▶ _Aim_: Pull out from the material below all lines with "this".

-- start of Recorded data --

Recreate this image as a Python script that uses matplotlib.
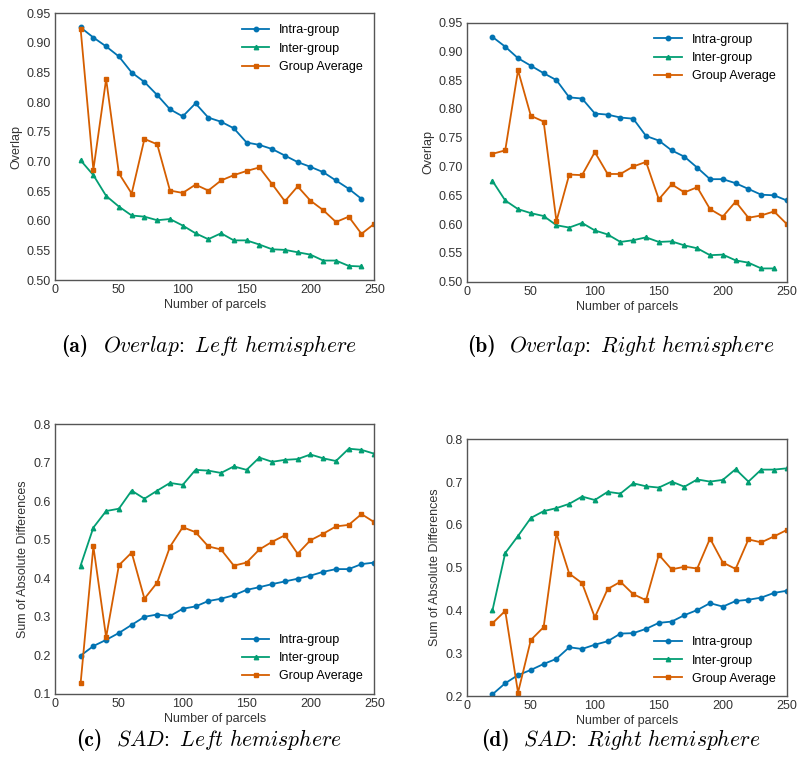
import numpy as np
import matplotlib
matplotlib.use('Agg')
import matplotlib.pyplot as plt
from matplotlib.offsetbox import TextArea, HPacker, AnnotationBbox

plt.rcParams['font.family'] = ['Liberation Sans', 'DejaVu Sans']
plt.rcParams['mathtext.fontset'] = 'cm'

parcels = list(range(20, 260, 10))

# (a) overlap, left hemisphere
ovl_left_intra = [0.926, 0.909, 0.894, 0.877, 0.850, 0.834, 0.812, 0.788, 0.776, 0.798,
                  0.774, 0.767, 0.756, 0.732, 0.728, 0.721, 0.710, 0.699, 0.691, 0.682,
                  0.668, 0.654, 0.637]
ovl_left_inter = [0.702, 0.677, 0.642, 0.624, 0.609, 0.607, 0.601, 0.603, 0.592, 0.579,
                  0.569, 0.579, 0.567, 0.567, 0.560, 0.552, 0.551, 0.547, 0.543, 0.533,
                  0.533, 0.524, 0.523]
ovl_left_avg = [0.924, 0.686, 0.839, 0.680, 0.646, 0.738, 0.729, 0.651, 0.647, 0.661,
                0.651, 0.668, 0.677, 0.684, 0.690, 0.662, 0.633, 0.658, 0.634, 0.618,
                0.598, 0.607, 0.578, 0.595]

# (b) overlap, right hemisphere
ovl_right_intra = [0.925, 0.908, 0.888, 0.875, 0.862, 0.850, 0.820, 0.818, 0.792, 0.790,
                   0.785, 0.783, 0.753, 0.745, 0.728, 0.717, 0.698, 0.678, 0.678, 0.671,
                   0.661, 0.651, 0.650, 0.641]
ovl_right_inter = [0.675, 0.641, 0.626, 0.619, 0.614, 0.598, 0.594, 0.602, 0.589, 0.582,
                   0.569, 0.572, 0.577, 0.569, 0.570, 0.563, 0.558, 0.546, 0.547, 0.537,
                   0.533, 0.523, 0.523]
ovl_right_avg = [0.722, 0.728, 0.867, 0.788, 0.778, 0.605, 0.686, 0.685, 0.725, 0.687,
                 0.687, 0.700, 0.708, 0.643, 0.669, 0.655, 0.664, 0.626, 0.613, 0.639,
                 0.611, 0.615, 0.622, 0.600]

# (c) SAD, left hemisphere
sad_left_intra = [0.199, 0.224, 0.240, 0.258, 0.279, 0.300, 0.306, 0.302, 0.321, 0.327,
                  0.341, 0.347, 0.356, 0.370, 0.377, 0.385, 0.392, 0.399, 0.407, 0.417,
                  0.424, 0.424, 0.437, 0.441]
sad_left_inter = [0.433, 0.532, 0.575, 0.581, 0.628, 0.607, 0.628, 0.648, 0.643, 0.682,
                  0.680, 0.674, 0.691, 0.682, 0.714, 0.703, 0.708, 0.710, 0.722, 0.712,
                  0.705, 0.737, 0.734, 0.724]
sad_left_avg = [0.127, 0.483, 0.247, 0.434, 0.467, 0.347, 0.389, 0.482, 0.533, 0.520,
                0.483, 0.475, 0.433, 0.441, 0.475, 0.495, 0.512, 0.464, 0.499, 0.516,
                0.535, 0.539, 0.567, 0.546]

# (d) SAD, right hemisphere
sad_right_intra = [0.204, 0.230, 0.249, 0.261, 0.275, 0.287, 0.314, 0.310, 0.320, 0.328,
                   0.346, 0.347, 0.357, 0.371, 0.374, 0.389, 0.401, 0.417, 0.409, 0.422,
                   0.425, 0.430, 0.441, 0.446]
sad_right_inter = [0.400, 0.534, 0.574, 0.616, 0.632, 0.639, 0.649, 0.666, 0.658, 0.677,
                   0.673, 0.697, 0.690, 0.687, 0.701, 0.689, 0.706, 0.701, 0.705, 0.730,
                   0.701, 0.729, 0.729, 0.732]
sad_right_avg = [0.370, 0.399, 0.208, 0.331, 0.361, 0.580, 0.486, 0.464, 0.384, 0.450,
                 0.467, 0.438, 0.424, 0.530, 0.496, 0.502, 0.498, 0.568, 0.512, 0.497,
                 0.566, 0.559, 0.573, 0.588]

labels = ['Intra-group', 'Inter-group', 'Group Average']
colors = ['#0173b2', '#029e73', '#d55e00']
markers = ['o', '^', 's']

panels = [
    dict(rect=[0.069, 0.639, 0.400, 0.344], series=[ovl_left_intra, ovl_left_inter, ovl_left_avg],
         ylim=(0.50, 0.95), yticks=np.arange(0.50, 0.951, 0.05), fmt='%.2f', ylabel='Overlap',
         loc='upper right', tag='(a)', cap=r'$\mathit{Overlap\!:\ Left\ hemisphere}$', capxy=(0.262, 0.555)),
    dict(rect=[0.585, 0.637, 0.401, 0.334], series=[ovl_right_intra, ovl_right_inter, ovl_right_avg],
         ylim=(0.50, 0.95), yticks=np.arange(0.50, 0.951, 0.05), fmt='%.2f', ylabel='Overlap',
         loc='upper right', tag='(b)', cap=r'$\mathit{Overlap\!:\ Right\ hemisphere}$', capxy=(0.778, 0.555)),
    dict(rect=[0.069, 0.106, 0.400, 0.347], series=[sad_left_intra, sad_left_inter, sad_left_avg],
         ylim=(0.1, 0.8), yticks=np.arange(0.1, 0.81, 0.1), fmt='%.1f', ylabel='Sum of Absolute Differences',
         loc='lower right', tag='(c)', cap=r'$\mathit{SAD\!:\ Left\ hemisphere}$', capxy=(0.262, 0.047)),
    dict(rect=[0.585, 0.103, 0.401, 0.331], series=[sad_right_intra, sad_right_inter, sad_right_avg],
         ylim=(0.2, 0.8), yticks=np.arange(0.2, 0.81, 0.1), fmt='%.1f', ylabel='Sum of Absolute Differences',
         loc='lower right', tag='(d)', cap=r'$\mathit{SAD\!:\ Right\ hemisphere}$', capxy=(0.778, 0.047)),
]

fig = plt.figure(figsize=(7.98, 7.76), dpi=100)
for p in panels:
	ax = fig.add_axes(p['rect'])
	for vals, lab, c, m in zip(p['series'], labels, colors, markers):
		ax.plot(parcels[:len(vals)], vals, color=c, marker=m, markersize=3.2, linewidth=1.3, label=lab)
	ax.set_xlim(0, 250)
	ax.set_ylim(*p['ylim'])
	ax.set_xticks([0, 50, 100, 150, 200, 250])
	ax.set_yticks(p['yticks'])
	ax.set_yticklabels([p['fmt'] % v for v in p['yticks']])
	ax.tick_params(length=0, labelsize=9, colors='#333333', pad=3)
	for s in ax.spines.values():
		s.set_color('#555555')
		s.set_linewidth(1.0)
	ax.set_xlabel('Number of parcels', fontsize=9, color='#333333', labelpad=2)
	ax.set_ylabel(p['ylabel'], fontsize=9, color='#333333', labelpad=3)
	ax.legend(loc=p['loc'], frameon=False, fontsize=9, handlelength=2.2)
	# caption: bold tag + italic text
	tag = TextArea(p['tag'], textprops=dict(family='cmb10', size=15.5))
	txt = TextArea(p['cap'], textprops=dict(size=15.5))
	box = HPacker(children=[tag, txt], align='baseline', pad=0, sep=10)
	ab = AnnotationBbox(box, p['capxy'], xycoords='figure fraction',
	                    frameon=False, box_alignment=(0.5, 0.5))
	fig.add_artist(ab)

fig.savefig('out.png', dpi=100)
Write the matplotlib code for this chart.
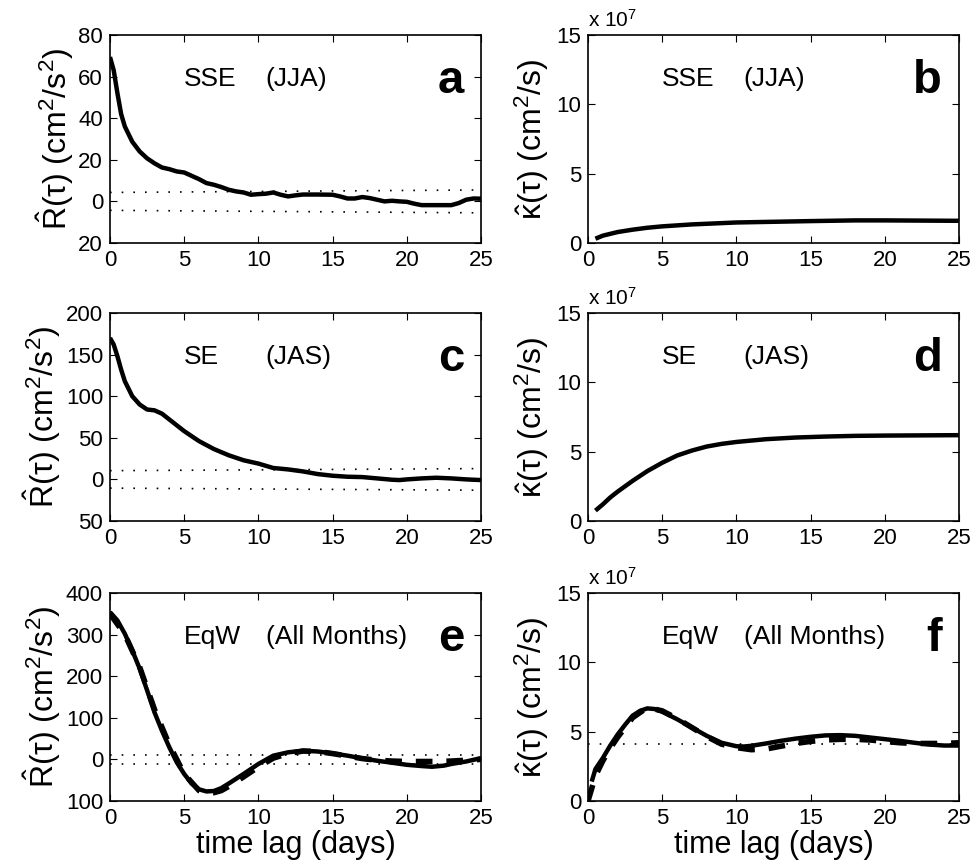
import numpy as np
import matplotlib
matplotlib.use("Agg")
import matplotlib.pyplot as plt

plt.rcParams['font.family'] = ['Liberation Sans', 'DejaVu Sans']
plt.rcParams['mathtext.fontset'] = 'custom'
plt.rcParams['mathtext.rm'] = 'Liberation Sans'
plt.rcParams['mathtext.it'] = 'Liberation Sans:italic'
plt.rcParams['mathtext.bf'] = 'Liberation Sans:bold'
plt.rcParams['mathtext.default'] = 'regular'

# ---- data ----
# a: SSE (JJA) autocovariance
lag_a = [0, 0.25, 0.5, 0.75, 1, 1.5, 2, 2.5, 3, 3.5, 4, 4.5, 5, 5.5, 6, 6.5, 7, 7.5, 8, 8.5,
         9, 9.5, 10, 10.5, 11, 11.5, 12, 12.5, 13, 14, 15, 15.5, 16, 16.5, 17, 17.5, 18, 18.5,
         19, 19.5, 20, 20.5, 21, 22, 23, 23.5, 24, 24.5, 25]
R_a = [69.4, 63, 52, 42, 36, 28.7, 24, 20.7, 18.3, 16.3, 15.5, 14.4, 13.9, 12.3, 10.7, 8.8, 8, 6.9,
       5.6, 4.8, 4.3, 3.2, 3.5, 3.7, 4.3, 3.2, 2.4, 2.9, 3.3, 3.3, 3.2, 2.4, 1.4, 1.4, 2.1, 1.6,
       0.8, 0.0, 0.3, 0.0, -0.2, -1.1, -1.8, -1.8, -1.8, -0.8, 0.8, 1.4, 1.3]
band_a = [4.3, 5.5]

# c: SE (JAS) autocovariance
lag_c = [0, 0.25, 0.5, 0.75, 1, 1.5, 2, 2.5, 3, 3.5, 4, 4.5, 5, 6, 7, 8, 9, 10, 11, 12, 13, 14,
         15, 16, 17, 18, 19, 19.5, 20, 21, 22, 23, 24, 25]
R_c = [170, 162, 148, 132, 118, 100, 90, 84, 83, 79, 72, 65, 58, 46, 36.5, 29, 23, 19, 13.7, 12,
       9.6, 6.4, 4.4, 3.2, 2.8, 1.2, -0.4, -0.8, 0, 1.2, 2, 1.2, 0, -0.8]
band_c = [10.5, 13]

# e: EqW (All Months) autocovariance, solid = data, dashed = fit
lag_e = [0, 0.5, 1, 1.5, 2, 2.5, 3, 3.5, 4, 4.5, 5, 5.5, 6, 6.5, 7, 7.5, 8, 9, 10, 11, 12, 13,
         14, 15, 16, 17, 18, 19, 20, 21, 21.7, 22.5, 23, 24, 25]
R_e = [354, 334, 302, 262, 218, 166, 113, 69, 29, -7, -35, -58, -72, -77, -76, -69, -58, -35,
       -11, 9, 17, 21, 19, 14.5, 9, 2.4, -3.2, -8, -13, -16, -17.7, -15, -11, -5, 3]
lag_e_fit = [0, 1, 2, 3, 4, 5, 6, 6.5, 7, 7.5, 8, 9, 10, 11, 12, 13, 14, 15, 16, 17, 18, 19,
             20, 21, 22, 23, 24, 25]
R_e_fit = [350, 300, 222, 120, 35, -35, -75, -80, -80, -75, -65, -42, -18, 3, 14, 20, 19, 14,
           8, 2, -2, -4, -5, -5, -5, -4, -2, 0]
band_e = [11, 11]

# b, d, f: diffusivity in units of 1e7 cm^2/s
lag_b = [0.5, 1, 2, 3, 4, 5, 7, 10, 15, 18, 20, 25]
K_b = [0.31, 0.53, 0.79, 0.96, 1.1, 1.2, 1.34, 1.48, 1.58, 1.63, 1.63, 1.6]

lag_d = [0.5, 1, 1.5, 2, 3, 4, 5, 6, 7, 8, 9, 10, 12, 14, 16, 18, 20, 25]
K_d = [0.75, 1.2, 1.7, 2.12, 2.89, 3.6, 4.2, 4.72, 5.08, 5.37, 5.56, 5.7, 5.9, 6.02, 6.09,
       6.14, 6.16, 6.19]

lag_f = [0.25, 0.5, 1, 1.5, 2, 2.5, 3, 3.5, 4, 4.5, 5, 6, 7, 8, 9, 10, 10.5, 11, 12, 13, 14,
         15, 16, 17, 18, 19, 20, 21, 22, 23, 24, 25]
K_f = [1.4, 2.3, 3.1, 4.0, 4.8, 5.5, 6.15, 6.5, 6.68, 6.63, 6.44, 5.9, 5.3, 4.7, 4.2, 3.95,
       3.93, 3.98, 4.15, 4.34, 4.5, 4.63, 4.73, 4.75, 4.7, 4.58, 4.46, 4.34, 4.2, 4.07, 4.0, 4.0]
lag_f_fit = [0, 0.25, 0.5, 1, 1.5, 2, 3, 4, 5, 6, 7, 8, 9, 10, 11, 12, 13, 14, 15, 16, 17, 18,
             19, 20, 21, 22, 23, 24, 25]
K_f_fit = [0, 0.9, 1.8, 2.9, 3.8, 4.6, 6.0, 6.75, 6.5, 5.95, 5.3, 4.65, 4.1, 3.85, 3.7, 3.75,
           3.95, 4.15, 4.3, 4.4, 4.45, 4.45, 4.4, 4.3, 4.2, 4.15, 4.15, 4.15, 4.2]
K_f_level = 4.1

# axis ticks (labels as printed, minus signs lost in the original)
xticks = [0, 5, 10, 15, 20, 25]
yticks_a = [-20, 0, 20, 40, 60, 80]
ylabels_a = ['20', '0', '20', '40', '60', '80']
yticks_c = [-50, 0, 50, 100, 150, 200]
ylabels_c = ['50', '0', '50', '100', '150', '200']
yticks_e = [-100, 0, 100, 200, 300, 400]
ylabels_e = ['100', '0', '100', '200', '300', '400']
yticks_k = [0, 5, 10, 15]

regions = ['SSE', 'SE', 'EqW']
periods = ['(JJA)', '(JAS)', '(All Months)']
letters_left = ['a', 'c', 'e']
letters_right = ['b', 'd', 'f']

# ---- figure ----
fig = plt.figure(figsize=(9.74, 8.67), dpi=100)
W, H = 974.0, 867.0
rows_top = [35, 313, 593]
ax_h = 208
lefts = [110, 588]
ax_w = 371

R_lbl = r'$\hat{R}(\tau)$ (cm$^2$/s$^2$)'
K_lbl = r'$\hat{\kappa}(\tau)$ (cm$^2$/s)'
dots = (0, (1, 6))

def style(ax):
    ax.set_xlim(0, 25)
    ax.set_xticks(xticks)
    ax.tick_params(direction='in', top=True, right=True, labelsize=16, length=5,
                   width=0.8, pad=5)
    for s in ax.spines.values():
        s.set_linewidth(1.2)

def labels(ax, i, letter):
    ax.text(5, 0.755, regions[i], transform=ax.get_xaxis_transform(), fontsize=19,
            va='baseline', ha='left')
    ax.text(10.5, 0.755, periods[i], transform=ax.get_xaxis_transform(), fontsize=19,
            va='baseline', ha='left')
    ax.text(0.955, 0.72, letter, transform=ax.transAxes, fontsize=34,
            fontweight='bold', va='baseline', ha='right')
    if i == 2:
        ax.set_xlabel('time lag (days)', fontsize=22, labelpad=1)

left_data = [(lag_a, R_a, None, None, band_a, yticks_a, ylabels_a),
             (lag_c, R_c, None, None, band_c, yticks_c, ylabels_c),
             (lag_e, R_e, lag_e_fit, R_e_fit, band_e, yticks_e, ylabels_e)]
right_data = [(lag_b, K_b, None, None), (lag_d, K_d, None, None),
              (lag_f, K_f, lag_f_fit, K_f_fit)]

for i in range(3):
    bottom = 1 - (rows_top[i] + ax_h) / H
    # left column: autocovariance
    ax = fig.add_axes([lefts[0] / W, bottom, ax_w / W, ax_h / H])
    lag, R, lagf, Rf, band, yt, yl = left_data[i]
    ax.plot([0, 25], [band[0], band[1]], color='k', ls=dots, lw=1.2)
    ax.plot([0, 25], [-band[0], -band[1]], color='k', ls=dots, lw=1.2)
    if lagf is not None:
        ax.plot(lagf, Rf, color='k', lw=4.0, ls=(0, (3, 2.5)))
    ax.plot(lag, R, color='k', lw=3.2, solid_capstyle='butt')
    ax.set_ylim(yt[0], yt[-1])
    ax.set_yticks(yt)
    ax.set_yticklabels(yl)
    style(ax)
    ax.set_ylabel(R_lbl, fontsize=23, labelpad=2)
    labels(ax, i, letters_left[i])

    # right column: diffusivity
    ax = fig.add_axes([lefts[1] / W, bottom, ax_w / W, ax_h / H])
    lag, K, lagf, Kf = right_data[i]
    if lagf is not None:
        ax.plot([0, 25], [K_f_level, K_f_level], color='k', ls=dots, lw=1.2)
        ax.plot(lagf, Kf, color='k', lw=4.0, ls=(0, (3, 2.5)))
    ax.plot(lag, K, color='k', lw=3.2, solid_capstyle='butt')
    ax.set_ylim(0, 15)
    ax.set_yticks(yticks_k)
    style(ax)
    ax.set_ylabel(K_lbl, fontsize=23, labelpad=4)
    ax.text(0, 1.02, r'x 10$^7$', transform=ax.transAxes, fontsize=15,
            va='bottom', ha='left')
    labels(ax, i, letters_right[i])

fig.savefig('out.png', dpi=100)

-- end of Recorded data --

▶ _Response_:
Recreate this image as a Python script that uses matplotlib.
Write the matplotlib code for this chart.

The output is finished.